School of Nashville Ballet alumnus returns as a company member

Nashville Ballet in Sechs Tanze by Jiří Kylián; Owen Thorne fourth from left. Photographer: ©Heather Thorne

As Dorothy says, “there’s no place like home.” These words ring true for Nashville Ballet company member, Owen Thorne, who after previously working with Houston Ballet, Scottish Ballet, and as a freelance artist nationally and internationally is returning to Nashville Ballet where he took classes growing up. Although originally from New Orleans, Owen moved to Nashville with his family at a young age and starting taking classes at the School of Nashville Ballet. We sat down with Owen to discuss his return to Music City and the incredible 18-19 season in store for everyone…

How did you first become interested in ballet?

Owen: I was seven years old and I picked out a movie from the local library called White Nights starring one of the great Russian ballet dancers, Mikhail Baryshnikov. I was transfixed by his athleticism and what I later learned was called “artistry.” I watched it and re-watched it, and quickly realized that I was a dancer before I even learned first position.

Did the schools you attended growing up incorporate arts into their curriculum? If so, what impact did that have on you as a child?

Owen: Yes, and I found it to be an invaluable supplement to a solid academic education. Along with art and dance classes, I started playing the trumpet in 5th grade and continued at Harding Academy and Hume Fogg Academic Magnet where I played in the orchestra and jazz band. Like ballet, I found music to be an incredible outlet. I loved to listen to Miles Davis and the living legend Wynton Marsalis and spent my lunches in the band room practicing.

Why is arts education important to you?

Owen Thorne and Kayla Rowser perform “The Ben Folds Project: Concerto”. Photographer: ©Heather Thorne

Owen: Art frees my soul and gives me a voice. Art both helps me find my center and opens me up to the world. It can help you to understand the beauty and pain of the human condition that cannot be learned in the pages of a history textbook. Arts education is vital to developing the creative and independent thought needed to be a well-rounded person. An arts education can give a student the tools to help understand what it is to be alive.

When did you first perform with Nashville Ballet?

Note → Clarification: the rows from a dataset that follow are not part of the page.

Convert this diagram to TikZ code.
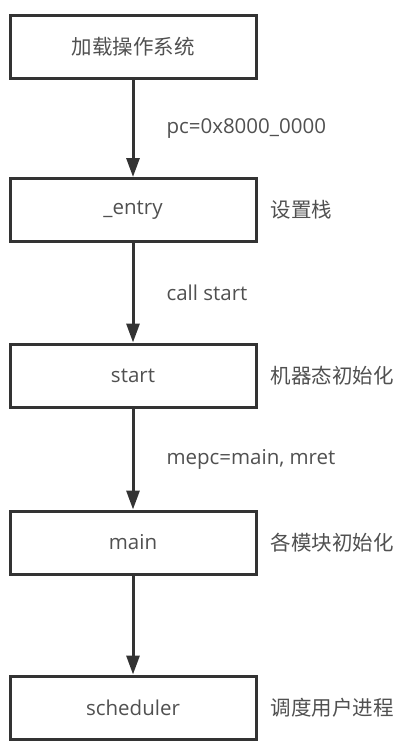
\documentclass[tikz,border=0pt]{standalone}
\usepackage{fontspec}
\setmainfont{Open Sans}
\newfontfamily\cjk{Noto Sans CJK SC}
\usepackage{tikz}
\usetikzlibrary{arrows.meta}
\usetikzlibrary{positioning}

\definecolor{linegray}{HTML}{333333}
\definecolor{textgray}{HTML}{505050}

\begin{document}
\begin{tikzpicture}[x=1pt, y=-1pt,
  every node/.style={font=\fontsize{20.5}{24}\selectfont, text=textgray},
  box/.style={draw=linegray, line width=3pt, minimum width=246pt, minimum height=63pt, inner sep=0pt},
  note/.style={inner sep=0pt, anchor=west},
  flow/.style={draw=linegray, line width=3pt, -{Triangle[length=19pt,width=13pt]}}]
\useasboundingbox (0,0) rectangle (402,748);
% boxes
\node[box] (load) at (133,46.5) {\cjk 加载操作系统};
\node[box] (entry) at (133,210) {\_entry};
\node[box] (start) at (133,375.5) {start};
\node[box] (main) at (133,542.5) {main};
\node[box] (sched) at (133,707.5) {scheduler};
% side notes
\node[note, right=13pt of entry] (nentry) {\cjk 设置栈};
\node[note, right=13pt of start] (nstart) {\cjk 机器态初始化};
\node[note, right=13pt of main] (nmain) {\cjk 各模块初始化};
\node[note, right=13pt of sched] (nsched) {\cjk 调度用户进程};
% arrows
\draw[flow] (load) -- (entry) node[midway, note, xshift=32pt] (pc) {pc=0x8000\_0000};
\draw[flow] (entry) -- (start) node[midway, note, xshift=32pt] (call) {call start};
\draw[flow] (start) -- (main) node[midway, note, xshift=32pt] (mepc) {mepc=main, mret};
\draw[flow] (main) -- (sched);
\end{tikzpicture}
\end{document}
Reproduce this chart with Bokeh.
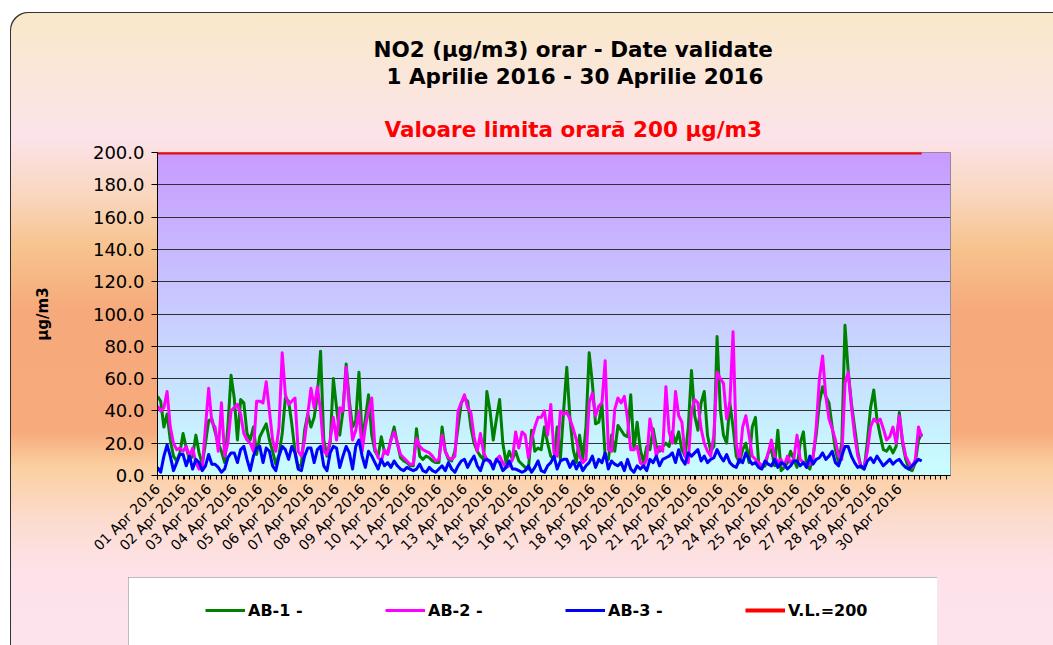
import numpy as np
from math import pi
from bokeh.plotting import figure
from bokeh.layouts import column, row
from bokeh.models import (FixedTicker, NumeralTickFormatter, Legend, LegendItem, Title, Spacer)
from bokeh.embed import file_html
from bokeh.resources import INLINE

# ---------------- data ----------------
day_labels = ["%02d Apr 2016" % d for d in range(1, 31)]
hours = list(range(0, 720, 3))  # sampled every 3 hours, 1 Apr 00:00 .. 30 Apr 21:00

ab1 = [
    49, 46, 30, 38, 22, 12, 9, 14,
    26, 17, 10, 12, 25, 14, 7, 20,
    34, 35, 27, 20, 15, 8, 30, 62,
    48, 22, 47, 45, 26, 22, 30, 13,
    24, 28, 32, 22, 15, 7, 13, 26,
    48, 46, 32, 15, 5, 7, 28, 38,
    30, 36, 50, 77, 22, 12, 20, 60,
    42, 25, 40, 69, 46, 30, 34, 64,
    22, 35, 50, 25, 15, 12, 24, 14,
    14, 22, 30, 20, 11, 9, 8, 6,
    6, 29, 12, 10, 12, 11, 9, 8,
    8, 30, 15, 10, 9, 15, 30, 45,
    48, 46, 30, 20, 15, 12, 10, 52,
    40, 22, 35, 47, 20, 8, 15, 10,
    15, 9, 7, 5, 4, 28, 15, 17,
    16, 30, 20, 12, 10, 30, 10, 40,
    67, 35, 16, 8, 25, 10, 30, 76,
    57, 32, 33, 44, 12, 10, 25, 15,
    31, 28, 25, 24, 50, 16, 33, 16,
    8, 18, 16, 29, 18, 15, 18, 20,
    18, 27, 20, 27, 16, 12, 30, 65,
    37, 28, 45, 52, 25, 15, 18, 86,
    41, 25, 20, 45, 30, 12, 8, 16,
    20, 8, 30, 36, 8, 5, 6, 14,
    16, 6, 28, 3, 5, 8, 15, 10,
    5, 20, 27, 6, 4, 12, 25, 45,
    55, 49, 45, 30, 16, 8, 20, 93,
    65, 45, 30, 15, 5, 4, 21, 42,
    53, 35, 25, 16, 15, 18, 14, 18,
    39, 20, 10, 4, 3, 8, 22, 26,
]

ab2 = [
    43, 40, 42, 52, 30, 20, 16, 17,
    15, 18, 12, 17, 8, 4, 5, 30,
    54, 33, 30, 15, 45, 12, 20, 40,
    42, 44, 38, 26, 22, 20, 15, 46,
    46, 45, 58, 40, 22, 15, 30, 76,
    50, 44, 46, 48, 15, 12, 22, 38,
    54, 42, 55, 40, 15, 13, 22, 36,
    22, 42, 40, 67, 42, 22, 28, 40,
    15, 30, 40, 48, 17, 11, 9, 16,
    13, 22, 27, 20, 13, 11, 9, 7,
    7, 23, 18, 16, 15, 14, 12, 9,
    10, 25, 15, 11, 10, 12, 40, 45,
    50, 42, 39, 24, 15, 26, 14, 10,
    8, 6, 10, 12, 8, 5, 6, 10,
    27, 17, 27, 25, 11, 22, 30, 36,
    36, 40, 25, 44, 14, 12, 40, 38,
    39, 35, 29, 22, 12, 8, 10, 45,
    51, 37, 43, 45, 71, 16, 15, 41,
    48, 45, 49, 35, 16, 16, 18, 8,
    6, 10, 35, 25, 12, 18, 15, 55,
    27, 20, 52, 37, 33, 12, 8, 40,
    47, 45, 29, 20, 15, 12, 25, 64,
    60, 57, 35, 45, 89, 20, 9, 30,
    37, 25, 12, 10, 8, 6, 8, 14,
    22, 12, 8, 10, 6, 12, 8, 10,
    25, 10, 8, 6, 7, 10, 30, 60,
    74, 49, 35, 29, 22, 12, 10, 57,
    64, 43, 25, 12, 6, 5, 15, 30,
    35, 33, 35, 29, 22, 24, 30, 20,
    37, 22, 12, 8, 5, 10, 30, 24,
]

ab3 = [
    5, 2, 12, 19, 12, 3, 8, 13,
    13, 6, 12, 4, 10, 8, 3, 6,
    13, 7, 7, 5, 2, 4, 11, 14,
    14, 8, 16, 18, 10, 3, 12, 17,
    18, 8, 17, 15, 6, 3, 12, 18,
    16, 10, 18, 14, 4, 3, 12, 17,
    17, 8, 16, 18, 6, 3, 14, 18,
    17, 5, 12, 18, 14, 4, 18, 22,
    12, 5, 15, 12, 8, 4, 10, 6,
    8, 5, 9, 6, 4, 3, 5, 4,
    3, 4, 7, 3, 2, 5, 3, 2,
    4, 6, 3, 8, 4, 2, 6, 9,
    10, 5, 9, 12, 6, 3, 9, 10,
    9, 4, 10, 8, 3, 5, 9, 4,
    4, 3, 2, 3, 6, 2, 5, 9,
    3, 2, 6, 8, 12, 4, 9, 10,
    10, 5, 9, 4, 8, 3, 6, 8,
    12, 5, 10, 8, 14, 4, 9, 7,
    6, 8, 3, 10, 4, 2, 6, 4,
    6, 3, 10, 8, 12, 6, 10, 11,
    12, 14, 8, 16, 10, 7, 14, 12,
    14, 16, 9, 12, 8, 10, 11, 16,
    12, 9, 13, 8, 6, 5, 10, 8,
    14, 10, 7, 8, 5, 4, 9, 7,
    6, 10, 5, 8, 7, 4, 6, 9,
    9, 6, 8, 5, 12, 7, 10, 11,
    14, 10, 12, 15, 8, 6, 12, 18,
    18, 12, 8, 5, 6, 4, 9, 11,
    8, 12, 9, 6, 8, 10, 7, 9,
    10, 7, 5, 4, 6, 8, 10, 9,
]

limit_value = 200
vl = [limit_value] * len(hours)

y_ticks = [0, 20, 40, 60, 80, 100, 120, 140, 160, 180, 200]
series_names = ["AB-1 -", "AB-2 -", "AB-3 -", "V.L.=200"]
series_colors = ["#008000", "#ff00ff", "#0000ff", "#ff0000"]
series_values = [ab1, ab2, ab3, vl]
series_widths = [3, 3, 3, 4]
X_END = 744  # axis spans 31 day-slots of 24 h
Y_END = 200

# ---------------- main figure ----------------
p = figure(width=1043, height=565, x_range=(0, X_END), y_range=(0, Y_END),
           output_backend="svg", toolbar_location=None,
           min_border_left=147, min_border_right=103,
           min_border_top=140, min_border_bottom=102)
p.border_fill_alpha = 0
p.background_fill_alpha = 0
p.outline_line_color = "#808080"

# plot-area gradient (lavender at top -> light cyan at bottom)
n = 323
t = np.linspace(0.0, 1.0, n)
img = np.empty((n, 1), dtype=np.uint32)
view = img.view(dtype=np.uint8).reshape((n, 1, 4))
view[:, 0, 0] = 200
view[:, 0, 1] = (255 - 100 * t).astype(np.uint8)
view[:, 0, 2] = 255
view[:, 0, 3] = 255
bg = p.image_rgba(image=[img], x=0, y=0, dw=X_END, dh=Y_END)
bg.level = "image"

for vals, col, lw in zip(series_values, series_colors, series_widths):
    p.line(hours, vals, line_color=col, line_width=lw, line_join="round")

# grid
p.xgrid.visible = False
p.ygrid.ticker = FixedTicker(ticks=y_ticks)
p.ygrid.grid_line_color = "#303030"
p.ygrid.grid_line_width = 1

# x axis
xa = p.xaxis[0]
xa.ticker = FixedTicker(ticks=[24 * i for i in range(len(day_labels))],
                        minor_ticks=list(range(0, X_END + 1, 5)))
xa.major_label_overrides = {24 * i: lab for i, lab in enumerate(day_labels)}
xa.major_label_orientation = pi / 4
xa.major_label_text_font = "DejaVu Sans"
xa.major_label_text_font_size = "14px"
xa.major_label_text_color = "#000000"
xa.major_label_standoff = 7
xa.major_tick_out = 4
xa.major_tick_in = 0
xa.minor_tick_out = 4
xa.minor_tick_in = 0
xa.major_tick_line_color = "#000000"
xa.minor_tick_line_color = "#000000"
xa.axis_line_color = "#000000"

# y axis
ya = p.yaxis[0]
ya.ticker = FixedTicker(ticks=y_ticks)
ya.formatter = NumeralTickFormatter(format="0.0")
ya.major_label_text_font = "DejaVu Sans"
ya.major_label_text_font_size = "18px"
ya.major_label_text_color = "#000000"
ya.major_label_standoff = 7
ya.major_tick_out = 6
ya.major_tick_in = 0
ya.minor_tick_line_color = None
ya.axis_line_color = "#000000"
ya.axis_label = "µg/m3"
ya.axis_label_text_font = "DejaVu Sans"
ya.axis_label_text_font_style = "bold"
ya.axis_label_text_font_size = "15px"
ya.axis_label_text_color = "#000000"
ya.axis_label_standoff = 38

# titles: p.title is outermost, added titles sit nearer the frame
def style_title(tt, color, off, standoff):
    tt.align = "left"
    tt.text_color = color
    tt.text_font = "DejaVu Sans"
    tt.text_font_size = "21.5px"
    tt.text_font_style = "bold"
    tt.offset = off
    tt.standoff = standoff

p.title.text = "NO2 (µg/m3) orar - Date validate"
style_title(p.title, "#000000", 216, -28)

line2 = Title(text="1 Aprilie 2016 - 30 Aprilie 2016")
style_title(line2, "#000000", 229, 29)
sub_title = Title(text="Valoare limita orară  200 µg/m3")
style_title(sub_title, "#ff0000", 227, 22)
p.add_layout(sub_title, "above")
p.add_layout(line2, "above")

# ---------------- legend box (own small figure) ----------------
lf = figure(width=809, height=68, x_range=(0, 1), y_range=(-2, -1),
            output_backend="svg", toolbar_location=None,
            x_axis_type=None, y_axis_type=None,
            min_border=0, min_border_left=0, min_border_right=0,
            min_border_top=0, min_border_bottom=0)
lf.xgrid.visible = False
lf.ygrid.visible = False
lf.outline_line_color = None
lf.background_fill_color = "#ffffff"
lf.border_fill_color = "#ffffff"
lf.styles = {"box-shadow": "inset 2px 2px 0 0 #7a7a7a, inset -2px 0 0 0 #7a7a7a"}

items = []
for name, vals, col, lw in zip(series_names, series_values, series_colors, series_widths):
    # same series, drawn out of this box's view: only the legend swatch shows
    rr = lf.line(hours, vals, line_color=col, line_width=lw)
    items.append(LegendItem(label=name, renderers=[rr]))
legend = Legend(items=items, orientation="horizontal", location=(77, 25),
                glyph_width=40, glyph_height=20, label_standoff=3,
                label_width=137, spacing=0, padding=0, margin=0,
                border_line_alpha=0, background_fill_alpha=0,
                label_text_font="DejaVu Sans", label_text_font_style="bold",
                label_text_font_size="16px", label_text_color="#000000")
lf.add_layout(legend)

outer_bg = (
    "linear-gradient(to bottom, #fae8ca 0px, #fbe6de 80px, #fce3ea 125px, "
    "#f9d6bd 185px, #f7c38e 235px, #f6a97b 300px, #f7ab7c 420px, "
    "#fbcfa1 455px, #fcdcd0 510px, #fde2ea 560px, #fde3ec 633px)"
)

layout = column(p, row(Spacer(width=118, height=68), lf))
layout.styles = {
    "margin-left": "10px",
    "margin-top": "12px",
    "background": outer_bg,
    "border-top-left-radius": "18px",
    "box-shadow": "inset 1px 1px 0 0 #333333",
}

open("out.html", "w").write(file_html(layout, INLINE))
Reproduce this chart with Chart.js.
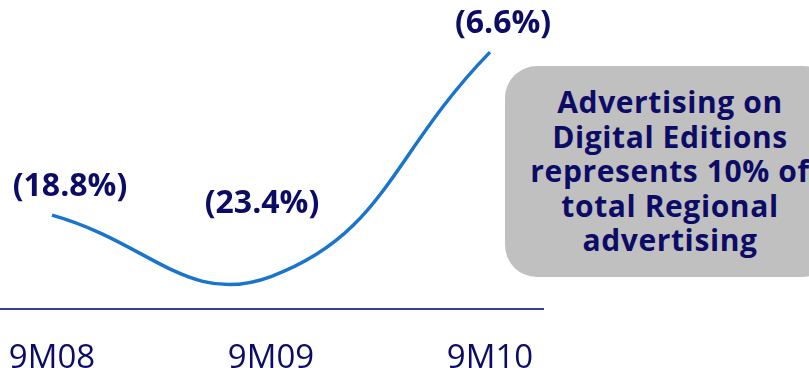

Owen: As a School of Nashville Ballet alum, I had the opportunity to perform alongside the company in the Nutcracker as many kids are still able to do today. I was eleven years old and I played Fritz. I remember buzzing with excitement at the chance to share the stage with my idols. Embarrassing fact: I still have the program signed by the full cast.

How does it feel returning to Nashville Ballet? What made you want to return?

Owen: It certainly feels like coming full circle. I’m honored to perform with Nashville Ballet and proud to bring the experiences and knowledge I’ve gained since I was a student with the school. I remember the impact the professional dancers had on me as a student and I feel grateful for the opportunity to pay it forward for the next generation of dancers.

What are you most excited for in the upcoming season?

Owen: That’s a tough one. We’ve got another big season. I’m looking forward to Swan Lake in September, but especially for a new world premiere in February in collaboration with Grammy Awarding-winning composer Rhiannon Giddens, the brilliant mind of poet and author Caroline Randall Williams and Paul Vasterling titled Lucy Negro Redux. It brings the audience to Elizabethan England and Shakespeare (played by your truly), where we see a powerful story about a woman named Lucy Negro embroiled in a passionate love triangle on her way to discovering her own power and self-worth.

Owen Thorne and Kayla Rowser perform “Light / The Holocaust & Humanity Project” choreographed by Stephen Mills. Photographer: ©Heather Thorne

What was it like having the opportunity to travel around the world for your career?

Owen: Wonderful; dance is a universal language (even though ballet is taught with French terminology) and it allowed me to work and perform in North America, Europe, Asia and Africa. I enjoyed being part of cultural exchanges with Russia and China, though a particular highlight for me was working with the U.S. State Department to put on the first International Ballet Stars Gala in Addis Ababa, Ethiopia, which brought ballet to the country for the first time.

What advice would you give to kids who want to become a dancer but lack the courage and confidence?

Owen: Dance is an art form that is not exclusive to those who wish to become professional dancers. If you enjoy moving to music, it’s healthy activity both physically and mentally. My advice is to follow your passion with conviction and dedication. If you lack confidence, remember that there is no substitute for good training or discipline. If you’re passionate about dancing, the courage and confidence will come over time through hard work and commitment.